--- start Data segment ---

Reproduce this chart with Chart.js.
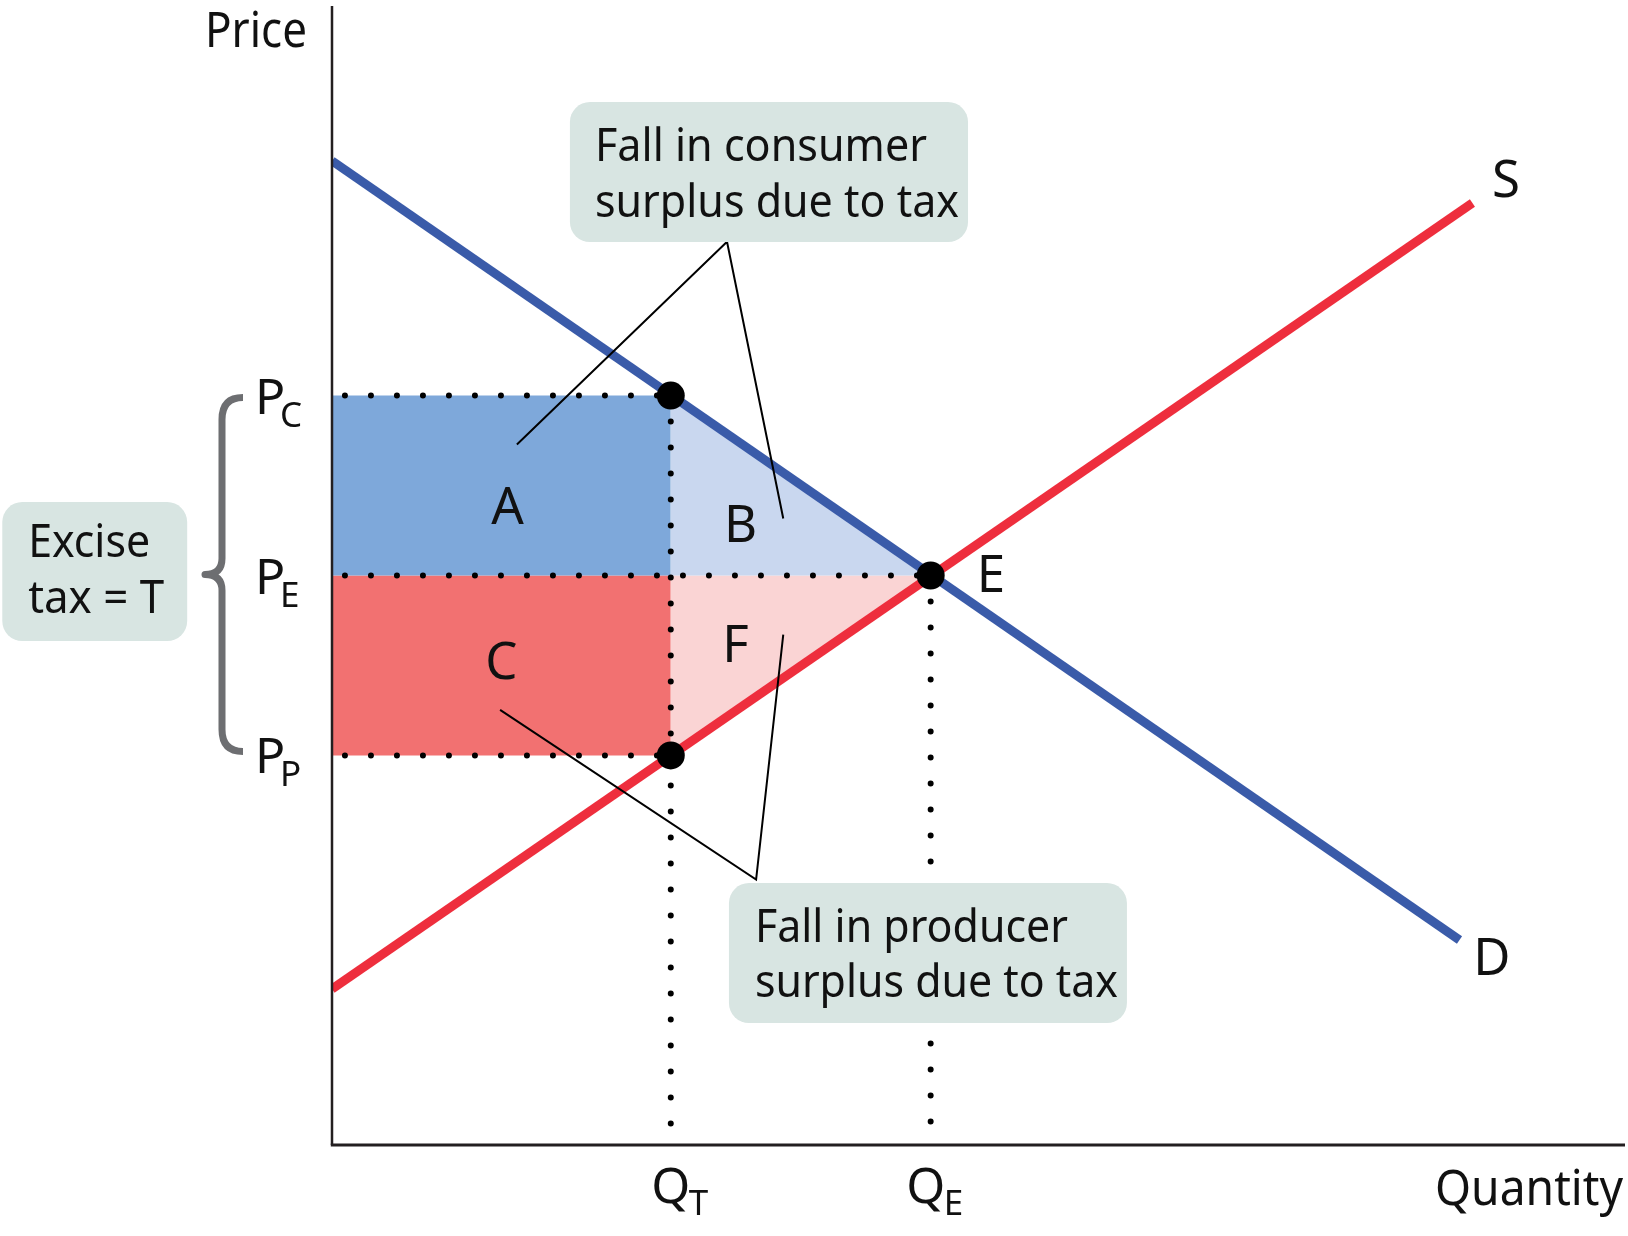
<!DOCTYPE html>
<html>
<head>
<meta charset="utf-8">
<script src="https://cdn.jsdelivr.net/npm/chart.js@4/dist/chart.umd.min.js"></script>
<style>
  html, body { margin: 0; padding: 0; background: #ffffff; overflow: hidden; }
  #wrap { position: relative; width: 1628px; height: 1236px; }
</style>
</head>
<body>
<div id="wrap"><canvas id="c"></canvas></div>
<script>
// ---- Data ----
const QT = 26.2;        // quantity with tax
const QE = 46.3;        // equilibrium quantity
const PC = 65.8;        // price paid by consumers
const PE = 50;          // equilibrium price
const PP = 34.2;        // price received by producers
const demandQ = [0, 87.2];
const demandP = [86.4, 18];
const supplyQ = [0, 88.2];
const supplyP = [13.7, 82.7];
const priceTickLabels = [["P", "C"], ["P", "E"], ["P", "P"]];
const priceTickValues = [PC, PE, PP];
const qtyTickLabels = [["Q", "T"], ["Q", "E"]];
const qtyTickValues = [QT, QE];
const areaLetters = ["A", "B", "C", "F"];
const areaLetterX = [13.57, 31.6, 13.1, 31.2];
const areaLetterY = [54.5, 52.9, 40.9, 42.4];

const pts = (xs, ys) => xs.map((x, i) => ({ x: x, y: ys[i] }));

const FONT = '"Noto Sans", "Open Sans", sans-serif';
const INK = '#111111';

// annotation placement (data coordinates)
const annot = {
  consumerBox: { x0: 18.4, x1: 49.19, y0: 91.57, y1: 79.28,
    lines: [["Fall in consumer", 20.34, 86.39, 332], ["surplus due to tax", 20.34, 81.47, 364]] },
  producerBox: { x0: 30.7, x1: 61.48, y0: 23.0, y1: 10.71,
    lines: [["Fall in producer", 32.71, 17.82, 313], ["surplus due to tax", 32.71, 13.0, 363]] },
  exciseBox: { x0: -25.5, x1: -11.2, y0: 56.45, y1: 44.25,
    lines: [["Excise", -23.5, 51.6, 122], ["tax = T", -23.5, 46.7, 136]] },
  curveLabels: [["E", 50.97, 48.55], ["S", 90.8, 83.2], ["D", 89.7, 14.9]]
};

const drawPlugin = {
  id: 'economicsAnnotations',
  afterDatasetsDraw(chart) {
    const ctx = chart.ctx;
    const xs = chart.scales.x, ys = chart.scales.y;
    const X = v => xs.getPixelForValue(v);
    const Y = v => ys.getPixelForValue(v);
    ctx.save();

    // axes
    ctx.strokeStyle = '#231f20';
    ctx.lineCap = 'butt';
    ctx.lineWidth = 2.5;
    ctx.beginPath(); ctx.moveTo(X(0), Y(100)); ctx.lineTo(X(0), Y(0)); ctx.stroke();
    ctx.lineWidth = 3;
    ctx.beginPath(); ctx.moveTo(X(0) - 1.2, Y(0)); ctx.lineTo(X(100), Y(0)); ctx.stroke();

    const txt = (s, x, y, size, align, maxW) => {
      ctx.font = size + 'px ' + FONT;
      ctx.fillStyle = INK;
      ctx.textAlign = align || 'left';
      ctx.textBaseline = 'alphabetic';
      const w = ctx.measureText(s).width;
      if (maxW && w > maxW) ctx.fillText(s, x, y, maxW); else ctx.fillText(s, x, y);
    };

    // boxes
    const box = (b) => {
      const x0 = X(b.x0), x1 = X(b.x1), y0 = Y(b.y0), y1 = Y(b.y1);
      ctx.fillStyle = '#d8e5e2';
      ctx.beginPath();
      if (ctx.roundRect) ctx.roundRect(x0, y0, x1 - x0, y1 - y0, 20);
      else ctx.rect(x0, y0, x1 - x0, y1 - y0);
      ctx.fill();
      b.lines.forEach(l => txt(l[0], X(l[1]), Y(l[2]), 46, 'left', l[3]));
    };
    box(annot.consumerBox);
    box(annot.producerBox);
    box(annot.exciseBox);

    // brace
    const xTip = X(0) - 89, xMid = X(0) - 110, xPt = X(0) - 127;
    const yTop = Y(PC) + 2, yBot = Y(PP) - 4, yM = (yTop + yBot) / 2;
    ctx.strokeStyle = '#6d6e71';
    ctx.lineWidth = 7;
    ctx.lineJoin = 'round';
    ctx.beginPath();
    ctx.moveTo(xTip, yTop);
    ctx.quadraticCurveTo(xMid, yTop, xMid, yTop + 22);
    ctx.lineTo(xMid, yM - 16);
    ctx.quadraticCurveTo(xMid, yM, xPt, yM);
    ctx.quadraticCurveTo(xMid, yM, xMid, yM + 16);
    ctx.lineTo(xMid, yBot - 22);
    ctx.quadraticCurveTo(xMid, yBot, xTip, yBot);
    ctx.stroke();

    // area letters
    areaLetters.forEach((s, i) => txt(s, X(areaLetterX[i]), Y(areaLetterY[i]), 51, 'center'));
    // curve labels
    annot.curveLabels.forEach(l => txt(l[0], X(l[1]), Y(l[2]), 51, 'center'));

    // price tick labels
    priceTickValues.forEach((v, i) => {
      txt(priceTickLabels[i][0], X(0) - 77, Y(v) + 18, 50, 'left');
      txt(priceTickLabels[i][1], X(0) - 52, Y(v) + 31, 35, 'left');
    });
    // quantity tick labels
    qtyTickValues.forEach((v, i) => {
      const off = i === 0 ? 0 : -5;
      txt(qtyTickLabels[i][0], X(v) + off, Y(0) + 58, 50, 'center');
      txt(qtyTickLabels[i][1], X(v) + off + 18, Y(0) + 70, 35, 'left');
    });

    // axis titles
    txt('Price', X(0) - 25, Y(100) + 41, 50, 'right', 102);
    txt('Quantity', X(100) - 2, Y(0) + 60, 49, 'right', 188);

    ctx.restore();
  }
};

const dotted = (data) => ({
  data: data, showLine: true, fill: false,
  borderColor: '#000000', borderWidth: 6, borderDash: [0, 26], borderCapStyle: 'round',
  pointRadius: 0, order: 8
});

new Chart(document.getElementById('c'), {
  type: 'scatter',
  data: {
    datasets: [
      // areas
      { data: pts([0, QT], [PC, PC]), showLine: true, fill: { value: PE },
        backgroundColor: '#7ea8da', borderWidth: 0, pointRadius: 0, order: 10 },
      { data: pts([0, QT], [PE, PE]), showLine: true, fill: { value: PP },
        backgroundColor: '#f27171', borderWidth: 0, pointRadius: 0, order: 10 },
      { data: pts([QT, QE], [PC, PE]), showLine: true, fill: { value: PE },
        backgroundColor: '#c9d7ef', borderWidth: 0, pointRadius: 0, order: 10 },
      { data: pts([QT, QE], [PP, PE]), showLine: true, fill: { value: PE },
        backgroundColor: '#fad4d4', borderWidth: 0, pointRadius: 0, order: 10 },
      // dotted guides
      dotted(pts([1, QT], [PC, PC])),
      dotted(pts([1, QE], [PE, PE])),
      dotted(pts([1, QT], [PP, PP])),
      dotted(pts([QT, QT], [PC, 1.6])),
      dotted(pts([QE, QE], [PE, 1.6])),
      // demand & supply
      { data: pts(demandQ, demandP), showLine: true, fill: false,
        borderColor: '#3a5ba9', borderWidth: 9, borderCapStyle: 'butt', pointRadius: 0, order: 6 },
      { data: pts(supplyQ, supplyP), showLine: true, fill: false,
        borderColor: '#ee2e3d', borderWidth: 9, borderCapStyle: 'butt', pointRadius: 0, order: 6 },
      // leader lines
      { data: [{ x: 14.3, y: 61.5 }, { x: 30.55, y: 79.3 }, { x: 34.9, y: 55.0 }], showLine: true, fill: false,
        borderColor: '#000000', borderWidth: 2, pointRadius: 0, order: 4 },
      { data: [{ x: 13.0, y: 38.2 }, { x: 32.8, y: 23.3 }, { x: 34.9, y: 44.8 }], showLine: true, fill: false,
        borderColor: '#000000', borderWidth: 2, pointRadius: 0, order: 4 },
      // key points
      { data: pts([QT, QT, QE], [PC, PP, PE]), showLine: false,
        pointRadius: 14, pointBackgroundColor: '#000000', pointBorderWidth: 0, order: 2 }
    ]
  },
  options: {
    responsive: true,
    maintainAspectRatio: false,
    animation: false,
    layout: { autoPadding: false, padding: { left: 332, right: 3, top: 6, bottom: 91 } },
    plugins: { legend: { display: false }, tooltip: { enabled: false } },
    scales: {
      x: { type: 'linear', min: 0, max: 100, display: false },
      y: { type: 'linear', min: 0, max: 100, display: false }
    }
  },
  plugins: [drawPlugin]
});
</script>
</body>
</html>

--- end Data segment ---

* _Directions_
Pull out all lines containing "with".

* _Exercise result_
Reproduce this chart with Chart.js.
const QT = 26.2;        // quantity with tax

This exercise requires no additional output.